As early as possible – ideally before you’ve identified a specific property, so you understand what to look for in a contract. At minimum, before you sign anything. Lawyers who are brought in after exchange are in a much weaker position to help than those involved from the start.

Is it possible to renegotiate a contract after signing?

It’s possible but requires the vendor’s agreement. Once a contract is signed and the cooling-off period has passed, both parties are legally bound. Renegotiating terms requires mutual consent, and vendors have little incentive to agree unless the buyer has significant leverage. Prevention – getting the right terms before exchange – is always the better approach.

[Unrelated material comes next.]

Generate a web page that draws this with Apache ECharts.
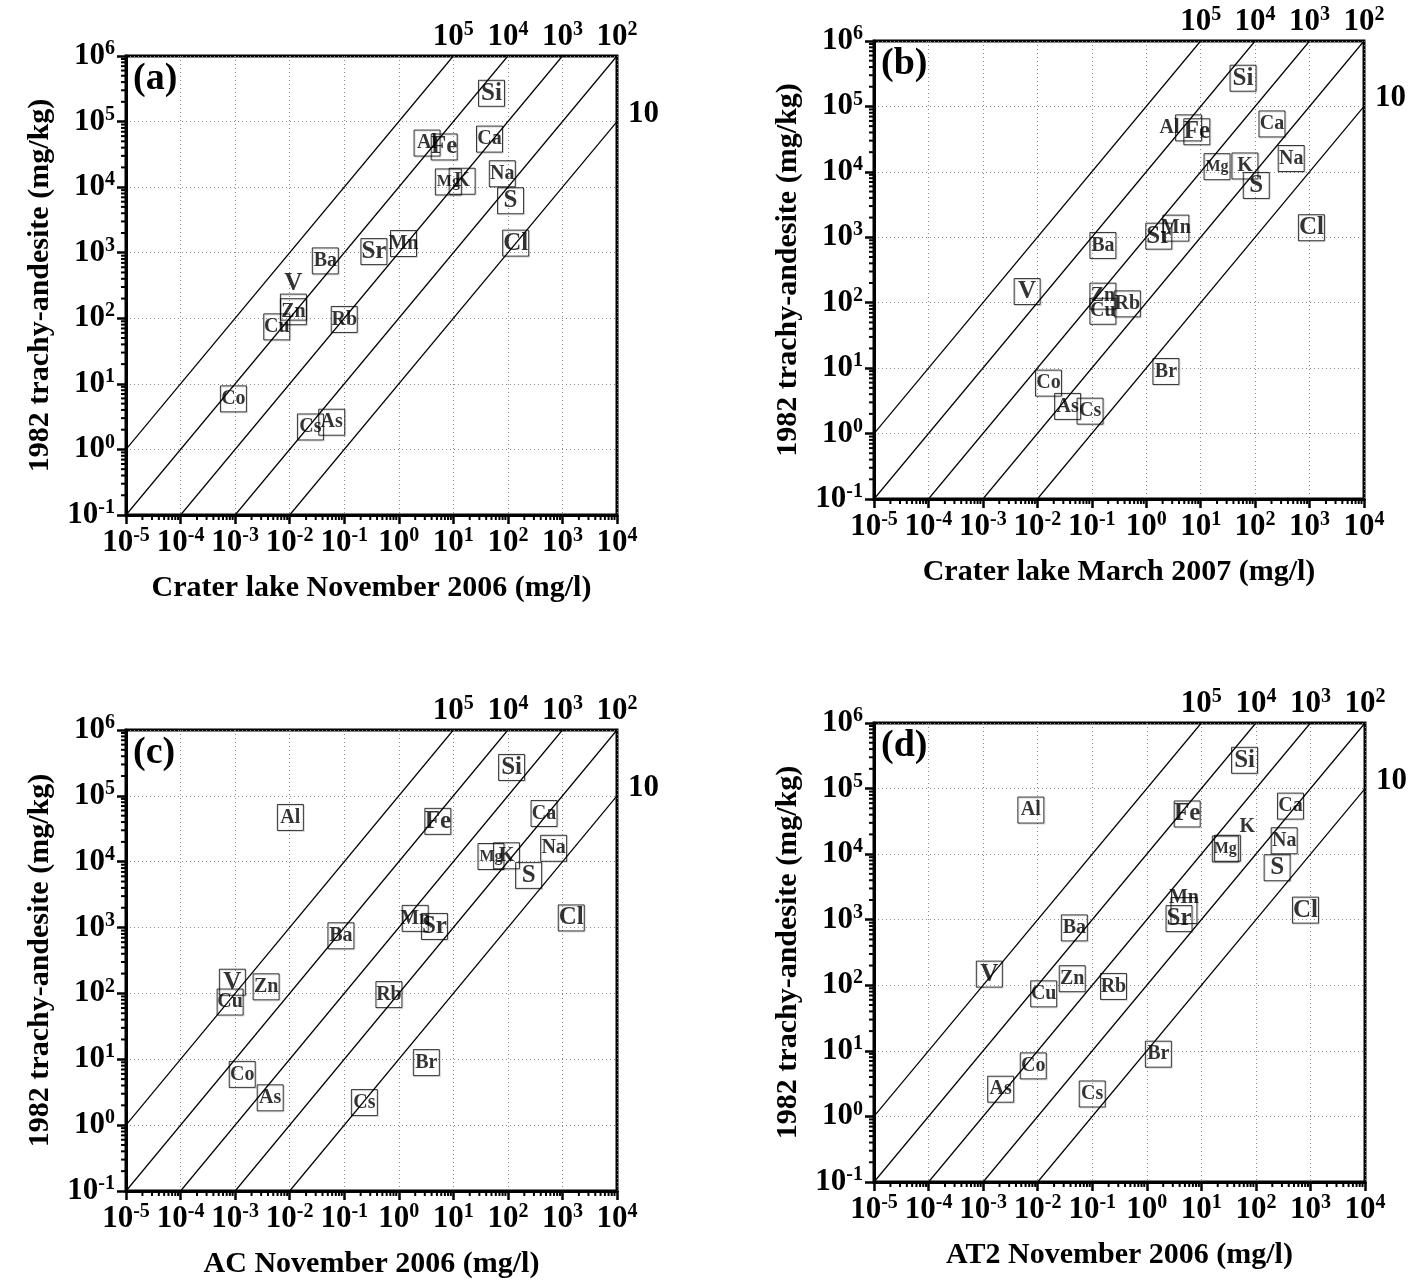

The right advice at the right time changes everything

Buying property is complex, and the mistakes that cause the most damage rarely feel like mistakes at the time. They feel like reasonable shortcuts – skipping a review to save a few hundred dollars, trusting a verbal assurance, assuming pre-approval is enough. The consequences tend to arrive later, when there’s much less room to manoeuvre.

The right legal advice, at the right time, doesn’t complicate the process. It clarifies it.

This article provides general information only and is not a substitute for legal advice. Always seek professional advice tailored to your circumstances.